** Start COLLECTED MATERIAL **

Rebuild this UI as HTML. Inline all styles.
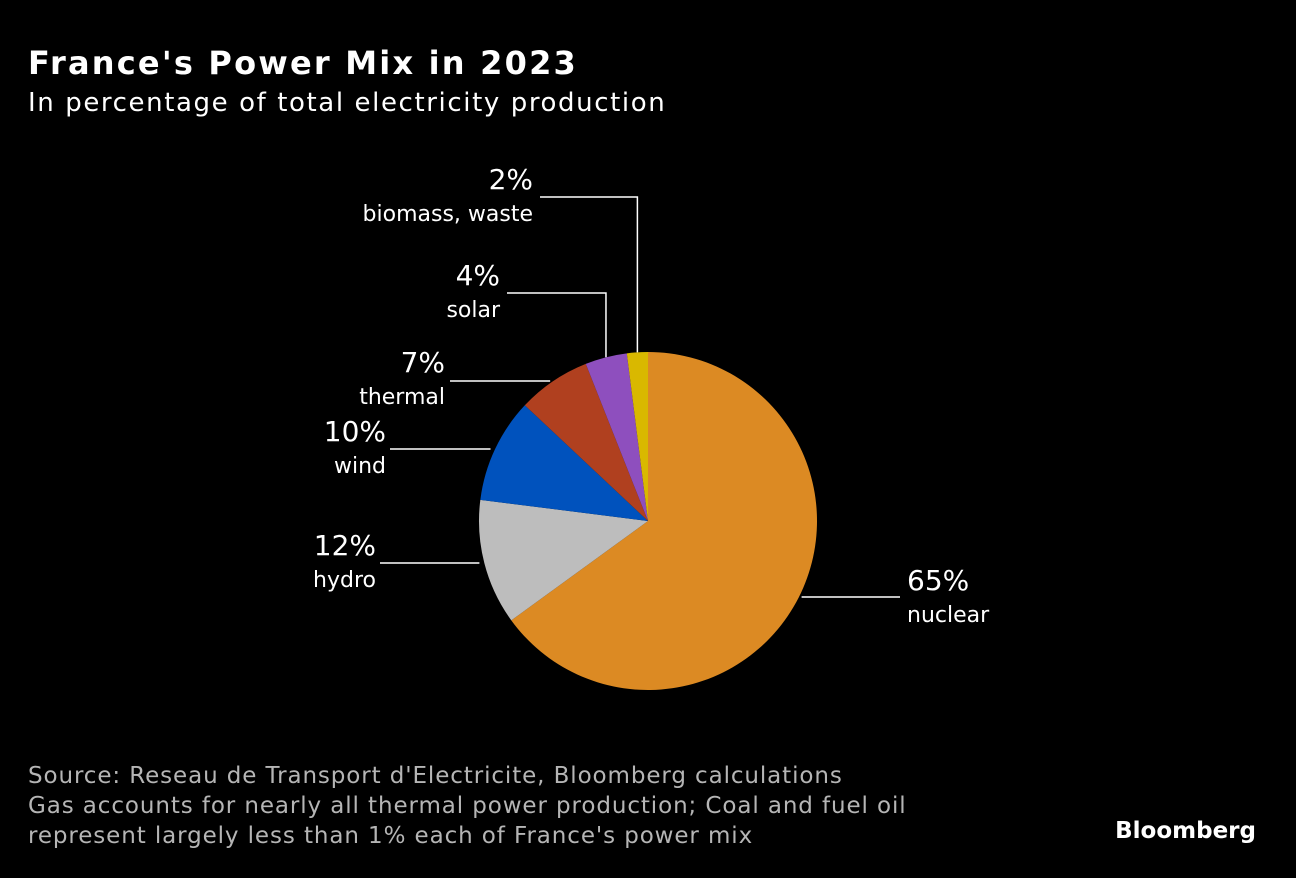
<!DOCTYPE html>
<html><head><meta charset="utf-8"><style>
body{margin:0;background:#000;width:1296px;height:874px;overflow:hidden;font-family:"DejaVu Sans","Liberation Sans",sans-serif;color:#fff}
svg text{font-family:"DejaVu Sans","Liberation Sans",sans-serif}
</style></head><body>
<svg width="1296" height="874">
<rect width="1296" height="874" fill="#000"/>
<text x="28" y="74" font-size="32" font-weight="bold" letter-spacing="2.2" fill="#fff">France's Power Mix in 2023</text>
<text x="28" y="111" font-size="26" letter-spacing="1.6" fill="#fff">In percentage of total electricity production</text>
<g id="pie"></g>
<g id="labels"></g>
<text x="28" y="783" font-size="23" letter-spacing="0.9" fill="#b5b5b5">Source: Reseau de Transport d'Electricite, Bloomberg calculations</text>
<text x="28" y="813" font-size="23" letter-spacing="0.9" fill="#b5b5b5">Gas accounts for nearly all thermal power production; Coal and fuel oil</text>
<text x="28" y="843" font-size="23" letter-spacing="0.9" fill="#b5b5b5">represent largely less than 1% each of France's power mix</text>
<text x="1256" y="838" font-size="23" font-weight="bold" fill="#fff" text-anchor="end">Bloomberg</text>
</svg>
<script>
const categories=["nuclear","hydro","wind","thermal","solar","biomass, waste"];
const values=[65,12,10,7,4,2];
const colors=["#dc8a23","#bdbdbd","#0052bd","#b0401f","#8e4fbe","#d9b800"];
const cx=648,cy=521,r=169;
const NS="http://www.w3.org/2000/svg";
const pie=document.getElementById('pie'),lg=document.getElementById('labels');
const total=values.reduce((a,b)=>a+b,0);
function pt(a,rr){return [cx+rr*Math.sin(a),cy-rr*Math.cos(a)];}
let acc=0;
const lay=[[907,590,"start",900,597,false],[376,555,"end",380,563,false],[386,441,"end",390,449,false],[445,372,"end",450,381,false],[500,285,"end",507,293,true],[533,189,"end",540,197,true]];
values.forEach((v,i)=>{
  const a0=acc/total*2*Math.PI; acc+=v; const a1=acc/total*2*Math.PI;
  const p0=pt(a0,r),p1=pt(a1,r);
  const path=document.createElementNS(NS,'path');
  path.setAttribute('d',`M${cx},${cy}L${p0[0]},${p0[1]}A${r},${r} 0 ${a1-a0>Math.PI?1:0} 1 ${p1[0]},${p1[1]}Z`);
  path.setAttribute('fill',colors[i]);
  
  
  pie.appendChild(path);
  const am=(a0+a1)/2, L=lay[i];
  const line=document.createElementNS(NS,'path');
  let d;
  if(L[5]){const e=pt(am,r);d=`M${L[3]},${L[4]}H${e[0]}V${e[1]}`;}
  else{d=`M${L[3]},${L[4]}H${pt(am,i==0?r*1.02:r*1.03)[0]}`;}
  line.setAttribute('d',d);line.setAttribute('stroke','#fff');line.setAttribute('stroke-width','1.5');line.setAttribute('fill','none');
  
  
  lg.appendChild(line);
  const t1=document.createElementNS(NS,'text');
  t1.setAttribute('x',L[0]);t1.setAttribute('y',L[1]);t1.setAttribute('font-size','28');t1.setAttribute('fill','#fff');t1.setAttribute('text-anchor',L[2]);
  t1.textContent=v+'%';
  
  
  lg.appendChild(t1);
  const t2=document.createElementNS(NS,'text');
  t2.setAttribute('x',L[0]);t2.setAttribute('y',L[1]+32);t2.setAttribute('font-size','22');t2.setAttribute('fill','#fff');t2.setAttribute('text-anchor',L[2]);
  t2.textContent=categories[i];
  
  
  lg.appendChild(t2);
});
</script>
</body></html>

** End COLLECTED MATERIAL **

# AIM:
Copy out the data above exactly, except the pictures.

# FINISHED EXERCISE:
Rebuild this UI as HTML. Inline all styles.
<!DOCTYPE html>
<html><head><meta charset="utf-8"><style>
body{margin:0;background:#000;width:1296px;height:874px;overflow:hidden;font-family:"DejaVu Sans","Liberation Sans",sans-serif;color:#fff}
svg text{font-family:"DejaVu Sans","Liberation Sans",sans-serif}
</style></head><body>
<svg width="1296" height="874">
<rect width="1296" height="874" fill="#000"/>
<text x="28" y="74" font-size="32" font-weight="bold" letter-spacing="2.2" fill="#fff">France's Power Mix in 2023</text>
<text x="28" y="111" font-size="26" letter-spacing="1.6" fill="#fff">In percentage of total electricity production</text>
<g id="pie"></g>
<g id="labels"></g>
<text x="28" y="783" font-size="23" letter-spacing="0.9" fill="#b5b5b5">Source: Reseau de Transport d'Electricite, Bloomberg calculations</text>
<text x="28" y="813" font-size="23" letter-spacing="0.9" fill="#b5b5b5">Gas accounts for nearly all thermal power production; Coal and fuel oil</text>
<text x="28" y="843" font-size="23" letter-spacing="0.9" fill="#b5b5b5">represent largely less than 1% each of France's power mix</text>
<text x="1256" y="838" font-size="23" font-weight="bold" fill="#fff" text-anchor="end">Bloomberg</text>
</svg>
<script>
const categories=["nuclear","hydro","wind","thermal","solar","biomass, waste"];
const values=[65,12,10,7,4,2];
const colors=["#dc8a23","#bdbdbd","#0052bd","#b0401f","#8e4fbe","#d9b800"];
const cx=648,cy=521,r=169;
const NS="http://www.w3.org/2000/svg";
const pie=document.getElementById('pie'),lg=document.getElementById('labels');
const total=values.reduce((a,b)=>a+b,0);
function pt(a,rr){return [cx+rr*Math.sin(a),cy-rr*Math.cos(a)];}
let acc=0;
const lay=[[907,590,"start",900,597,false],[376,555,"end",380,563,false],[386,441,"end",390,449,false],[445,372,"end",450,381,false],[500,285,"end",507,293,true],[533,189,"end",540,197,true]];
values.forEach((v,i)=>{
  const a0=acc/total*2*Math.PI; acc+=v; const a1=acc/total*2*Math.PI;
  const p0=pt(a0,r),p1=pt(a1,r);
  const path=document.createElementNS(NS,'path');
  path.setAttribute('d',`M${cx},${cy}L${p0[0]},${p0[1]}A${r},${r} 0 ${a1-a0>Math.PI?1:0} 1 ${p1[0]},${p1[1]}Z`);
  path.setAttribute('fill',colors[i]);
  
  
  pie.appendChild(path);
  const am=(a0+a1)/2, L=lay[i];
  const line=document.createElementNS(NS,'path');
  let d;
  if(L[5]){const e=pt(am,r);d=`M${L[3]},${L[4]}H${e[0]}V${e[1]}`;}
  else{d=`M${L[3]},${L[4]}H${pt(am,i==0?r*1.02:r*1.03)[0]}`;}
  line.setAttribute('d',d);line.setAttribute('stroke','#fff');line.setAttribute('stroke-width','1.5');line.setAttribute('fill','none');
  
  
  lg.appendChild(line);
  const t1=document.createElementNS(NS,'text');
  t1.setAttribute('x',L[0]);t1.setAttribute('y',L[1]);t1.setAttribute('font-size','28');t1.setAttribute('fill','#fff');t1.setAttribute('text-anchor',L[2]);
  t1.textContent=v+'%';
  
  
  lg.appendChild(t1);
  const t2=document.createElementNS(NS,'text');
  t2.setAttribute('x',L[0]);t2.setAttribute('y',L[1]+32);t2.setAttribute('font-size','22');t2.setAttribute('fill','#fff');t2.setAttribute('text-anchor',L[2]);
  t2.textContent=categories[i];
  
  
  lg.appendChild(t2);
});
</script>
</body></html>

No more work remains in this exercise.